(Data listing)

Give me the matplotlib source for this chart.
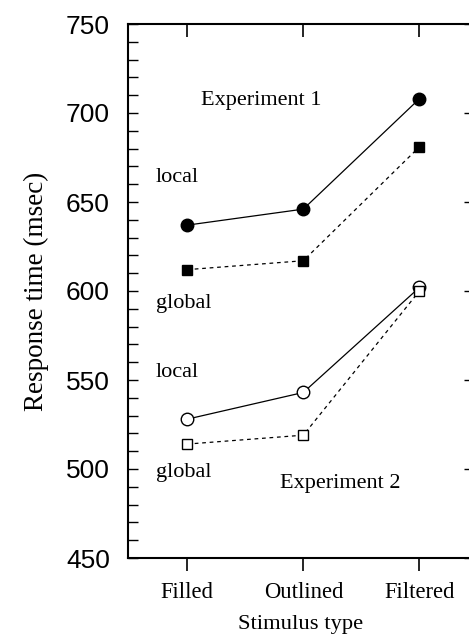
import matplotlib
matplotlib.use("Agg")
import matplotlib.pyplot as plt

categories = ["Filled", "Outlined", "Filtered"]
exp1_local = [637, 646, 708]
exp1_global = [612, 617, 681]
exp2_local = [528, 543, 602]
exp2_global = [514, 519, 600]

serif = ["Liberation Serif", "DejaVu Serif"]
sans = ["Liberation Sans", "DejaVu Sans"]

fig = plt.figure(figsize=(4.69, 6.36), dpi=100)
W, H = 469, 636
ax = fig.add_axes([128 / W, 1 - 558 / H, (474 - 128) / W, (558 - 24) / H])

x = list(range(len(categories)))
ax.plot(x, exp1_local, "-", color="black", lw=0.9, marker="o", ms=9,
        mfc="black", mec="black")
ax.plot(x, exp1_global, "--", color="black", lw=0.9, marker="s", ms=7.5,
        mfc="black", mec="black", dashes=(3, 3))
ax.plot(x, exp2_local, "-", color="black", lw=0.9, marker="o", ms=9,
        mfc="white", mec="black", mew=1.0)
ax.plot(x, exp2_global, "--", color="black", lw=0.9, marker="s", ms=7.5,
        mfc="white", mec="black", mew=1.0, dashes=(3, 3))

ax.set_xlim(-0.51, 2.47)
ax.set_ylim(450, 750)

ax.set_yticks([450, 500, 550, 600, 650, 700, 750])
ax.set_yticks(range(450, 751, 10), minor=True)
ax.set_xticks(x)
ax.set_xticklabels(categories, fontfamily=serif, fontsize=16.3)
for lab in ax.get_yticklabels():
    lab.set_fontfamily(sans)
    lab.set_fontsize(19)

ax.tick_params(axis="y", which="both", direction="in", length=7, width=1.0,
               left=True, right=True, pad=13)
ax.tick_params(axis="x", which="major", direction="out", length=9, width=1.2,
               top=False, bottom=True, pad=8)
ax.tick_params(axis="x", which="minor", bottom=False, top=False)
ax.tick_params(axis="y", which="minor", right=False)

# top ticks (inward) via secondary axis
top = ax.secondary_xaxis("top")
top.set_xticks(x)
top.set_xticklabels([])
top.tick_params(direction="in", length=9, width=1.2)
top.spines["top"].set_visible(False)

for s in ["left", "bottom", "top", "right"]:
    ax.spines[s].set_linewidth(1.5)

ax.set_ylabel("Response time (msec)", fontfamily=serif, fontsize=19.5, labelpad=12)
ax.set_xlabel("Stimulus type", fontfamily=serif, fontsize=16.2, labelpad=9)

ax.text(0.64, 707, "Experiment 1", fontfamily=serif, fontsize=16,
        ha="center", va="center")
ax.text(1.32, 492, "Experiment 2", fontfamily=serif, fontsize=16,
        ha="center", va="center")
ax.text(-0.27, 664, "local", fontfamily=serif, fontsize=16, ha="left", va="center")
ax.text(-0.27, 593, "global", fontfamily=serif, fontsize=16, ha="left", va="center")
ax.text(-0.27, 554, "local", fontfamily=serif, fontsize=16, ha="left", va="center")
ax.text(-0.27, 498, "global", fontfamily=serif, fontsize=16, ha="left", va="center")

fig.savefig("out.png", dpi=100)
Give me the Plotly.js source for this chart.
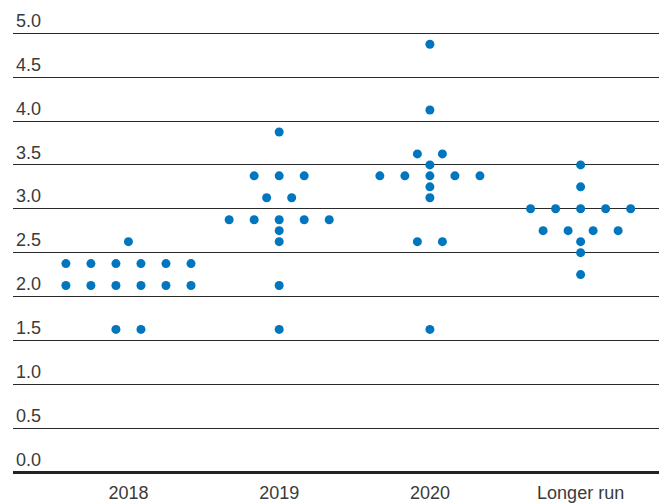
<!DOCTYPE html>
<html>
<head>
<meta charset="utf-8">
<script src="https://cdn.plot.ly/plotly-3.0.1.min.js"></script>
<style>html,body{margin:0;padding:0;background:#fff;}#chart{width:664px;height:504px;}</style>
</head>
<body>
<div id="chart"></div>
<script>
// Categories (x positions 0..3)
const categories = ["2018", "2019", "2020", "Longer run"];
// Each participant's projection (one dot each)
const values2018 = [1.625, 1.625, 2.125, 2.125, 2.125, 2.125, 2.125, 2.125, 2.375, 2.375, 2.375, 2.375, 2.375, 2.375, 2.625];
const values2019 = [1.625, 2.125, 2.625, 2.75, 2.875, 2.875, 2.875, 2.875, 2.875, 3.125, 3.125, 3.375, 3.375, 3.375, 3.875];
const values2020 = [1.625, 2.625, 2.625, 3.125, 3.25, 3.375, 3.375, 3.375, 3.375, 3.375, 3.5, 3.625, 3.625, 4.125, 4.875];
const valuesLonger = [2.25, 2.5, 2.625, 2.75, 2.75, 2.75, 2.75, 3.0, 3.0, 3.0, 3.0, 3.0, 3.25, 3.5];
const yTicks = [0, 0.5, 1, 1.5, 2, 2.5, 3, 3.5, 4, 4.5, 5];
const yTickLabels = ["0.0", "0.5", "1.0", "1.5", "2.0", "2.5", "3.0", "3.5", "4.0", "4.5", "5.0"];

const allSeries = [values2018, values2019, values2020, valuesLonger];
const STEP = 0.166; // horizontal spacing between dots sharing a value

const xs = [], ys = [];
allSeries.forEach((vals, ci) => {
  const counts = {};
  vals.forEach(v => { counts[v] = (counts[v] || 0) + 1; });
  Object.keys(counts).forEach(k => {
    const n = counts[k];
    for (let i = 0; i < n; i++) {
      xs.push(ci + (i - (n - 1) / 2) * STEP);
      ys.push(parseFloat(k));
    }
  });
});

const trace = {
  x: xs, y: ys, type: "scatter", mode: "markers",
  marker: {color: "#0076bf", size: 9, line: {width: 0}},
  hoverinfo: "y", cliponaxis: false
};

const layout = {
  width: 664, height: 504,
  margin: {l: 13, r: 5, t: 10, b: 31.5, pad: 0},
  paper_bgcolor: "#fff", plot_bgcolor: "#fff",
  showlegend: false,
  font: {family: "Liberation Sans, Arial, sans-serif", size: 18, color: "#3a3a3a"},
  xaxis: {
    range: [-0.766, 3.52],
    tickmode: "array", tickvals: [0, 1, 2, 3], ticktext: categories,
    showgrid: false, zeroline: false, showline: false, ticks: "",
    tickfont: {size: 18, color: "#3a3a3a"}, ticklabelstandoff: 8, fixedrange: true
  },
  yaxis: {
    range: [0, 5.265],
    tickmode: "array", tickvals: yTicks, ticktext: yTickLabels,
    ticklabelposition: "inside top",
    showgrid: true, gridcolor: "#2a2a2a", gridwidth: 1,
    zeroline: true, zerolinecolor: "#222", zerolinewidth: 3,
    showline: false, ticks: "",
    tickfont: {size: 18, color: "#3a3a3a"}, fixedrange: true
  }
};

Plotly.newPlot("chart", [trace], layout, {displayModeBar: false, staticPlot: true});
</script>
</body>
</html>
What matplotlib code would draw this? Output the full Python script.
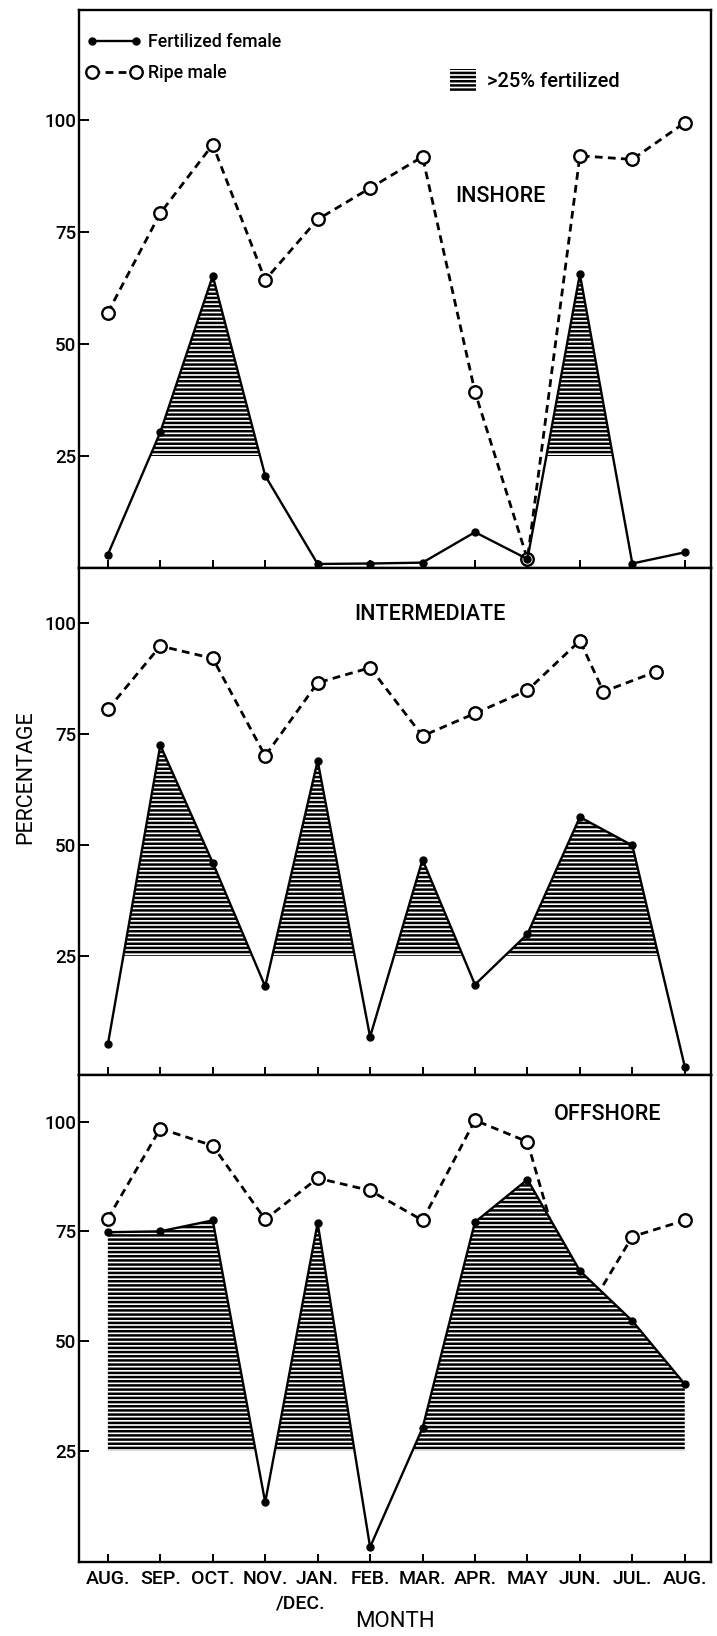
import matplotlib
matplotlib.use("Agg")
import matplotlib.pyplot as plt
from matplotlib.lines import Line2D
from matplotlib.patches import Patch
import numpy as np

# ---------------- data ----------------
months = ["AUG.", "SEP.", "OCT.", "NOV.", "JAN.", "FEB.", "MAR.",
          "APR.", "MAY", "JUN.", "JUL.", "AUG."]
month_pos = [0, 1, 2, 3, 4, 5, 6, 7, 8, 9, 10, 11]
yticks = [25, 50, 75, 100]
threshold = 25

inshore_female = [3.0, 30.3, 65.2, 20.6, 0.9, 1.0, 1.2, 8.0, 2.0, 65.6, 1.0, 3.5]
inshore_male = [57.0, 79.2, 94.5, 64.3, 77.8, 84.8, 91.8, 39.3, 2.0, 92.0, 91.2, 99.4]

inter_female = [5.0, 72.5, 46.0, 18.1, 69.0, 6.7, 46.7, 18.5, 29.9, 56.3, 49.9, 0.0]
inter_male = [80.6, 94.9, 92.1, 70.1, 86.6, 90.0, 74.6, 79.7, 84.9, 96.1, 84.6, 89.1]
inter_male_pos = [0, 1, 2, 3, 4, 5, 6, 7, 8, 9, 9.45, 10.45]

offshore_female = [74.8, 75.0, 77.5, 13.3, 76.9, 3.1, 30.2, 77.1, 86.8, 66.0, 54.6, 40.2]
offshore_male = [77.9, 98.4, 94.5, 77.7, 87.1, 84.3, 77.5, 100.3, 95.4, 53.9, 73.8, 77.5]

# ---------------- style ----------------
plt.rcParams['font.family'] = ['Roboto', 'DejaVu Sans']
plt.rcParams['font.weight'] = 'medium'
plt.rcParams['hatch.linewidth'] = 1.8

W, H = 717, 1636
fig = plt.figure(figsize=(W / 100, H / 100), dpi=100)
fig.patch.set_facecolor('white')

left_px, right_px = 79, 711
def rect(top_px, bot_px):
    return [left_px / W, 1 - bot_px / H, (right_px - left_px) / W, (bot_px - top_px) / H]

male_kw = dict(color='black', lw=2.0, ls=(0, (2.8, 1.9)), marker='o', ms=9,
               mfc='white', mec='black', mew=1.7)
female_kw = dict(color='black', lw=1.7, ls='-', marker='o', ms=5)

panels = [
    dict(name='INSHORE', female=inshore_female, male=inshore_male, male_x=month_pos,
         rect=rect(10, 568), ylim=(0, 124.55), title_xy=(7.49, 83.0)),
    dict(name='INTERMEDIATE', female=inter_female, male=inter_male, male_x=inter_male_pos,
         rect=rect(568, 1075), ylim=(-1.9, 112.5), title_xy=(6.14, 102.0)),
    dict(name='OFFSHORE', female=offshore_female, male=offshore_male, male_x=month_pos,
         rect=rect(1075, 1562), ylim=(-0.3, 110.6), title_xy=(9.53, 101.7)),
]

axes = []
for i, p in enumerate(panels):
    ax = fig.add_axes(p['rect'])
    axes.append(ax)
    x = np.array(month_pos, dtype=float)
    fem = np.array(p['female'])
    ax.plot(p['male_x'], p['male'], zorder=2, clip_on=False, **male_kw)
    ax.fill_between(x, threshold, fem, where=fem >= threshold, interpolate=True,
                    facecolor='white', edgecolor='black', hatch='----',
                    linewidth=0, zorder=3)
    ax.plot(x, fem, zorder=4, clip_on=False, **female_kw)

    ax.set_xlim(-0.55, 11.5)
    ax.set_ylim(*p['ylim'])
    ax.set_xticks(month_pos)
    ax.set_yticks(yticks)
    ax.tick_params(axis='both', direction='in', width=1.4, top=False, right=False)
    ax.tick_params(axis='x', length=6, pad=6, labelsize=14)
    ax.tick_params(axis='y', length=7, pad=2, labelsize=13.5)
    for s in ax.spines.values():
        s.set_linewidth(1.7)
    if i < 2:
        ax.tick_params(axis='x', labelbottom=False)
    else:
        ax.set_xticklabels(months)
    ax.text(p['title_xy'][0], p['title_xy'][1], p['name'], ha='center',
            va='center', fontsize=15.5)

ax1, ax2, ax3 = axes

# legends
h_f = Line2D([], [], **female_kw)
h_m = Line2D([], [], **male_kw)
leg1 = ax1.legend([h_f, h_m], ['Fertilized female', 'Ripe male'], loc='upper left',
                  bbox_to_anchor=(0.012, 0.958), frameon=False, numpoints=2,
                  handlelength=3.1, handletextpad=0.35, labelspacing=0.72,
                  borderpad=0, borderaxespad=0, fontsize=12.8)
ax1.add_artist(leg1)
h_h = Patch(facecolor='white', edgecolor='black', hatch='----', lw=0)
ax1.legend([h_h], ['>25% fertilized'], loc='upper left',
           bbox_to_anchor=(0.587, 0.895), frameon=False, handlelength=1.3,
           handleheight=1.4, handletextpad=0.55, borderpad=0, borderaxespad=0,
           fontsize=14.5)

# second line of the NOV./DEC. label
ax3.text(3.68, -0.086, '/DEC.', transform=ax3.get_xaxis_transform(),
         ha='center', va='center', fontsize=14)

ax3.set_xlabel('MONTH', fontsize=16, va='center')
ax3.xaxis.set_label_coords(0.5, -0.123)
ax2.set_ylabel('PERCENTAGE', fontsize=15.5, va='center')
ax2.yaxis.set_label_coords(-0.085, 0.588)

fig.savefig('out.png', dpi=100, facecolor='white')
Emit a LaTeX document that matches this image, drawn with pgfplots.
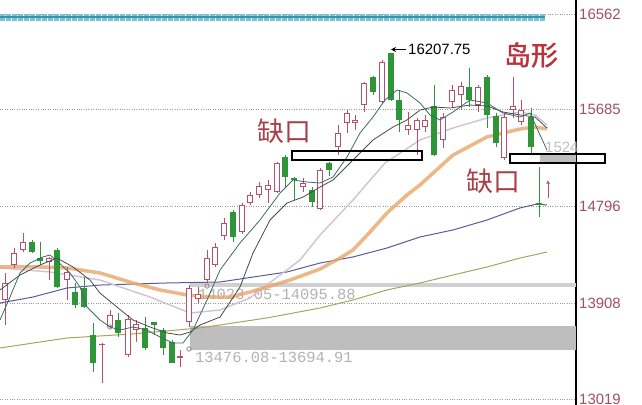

• [Exercise goal] Pull out every line containing "Give".

• [Correct output]
Give me the matplotlib source for this chart.
Give me the Plotly.js source for this chart.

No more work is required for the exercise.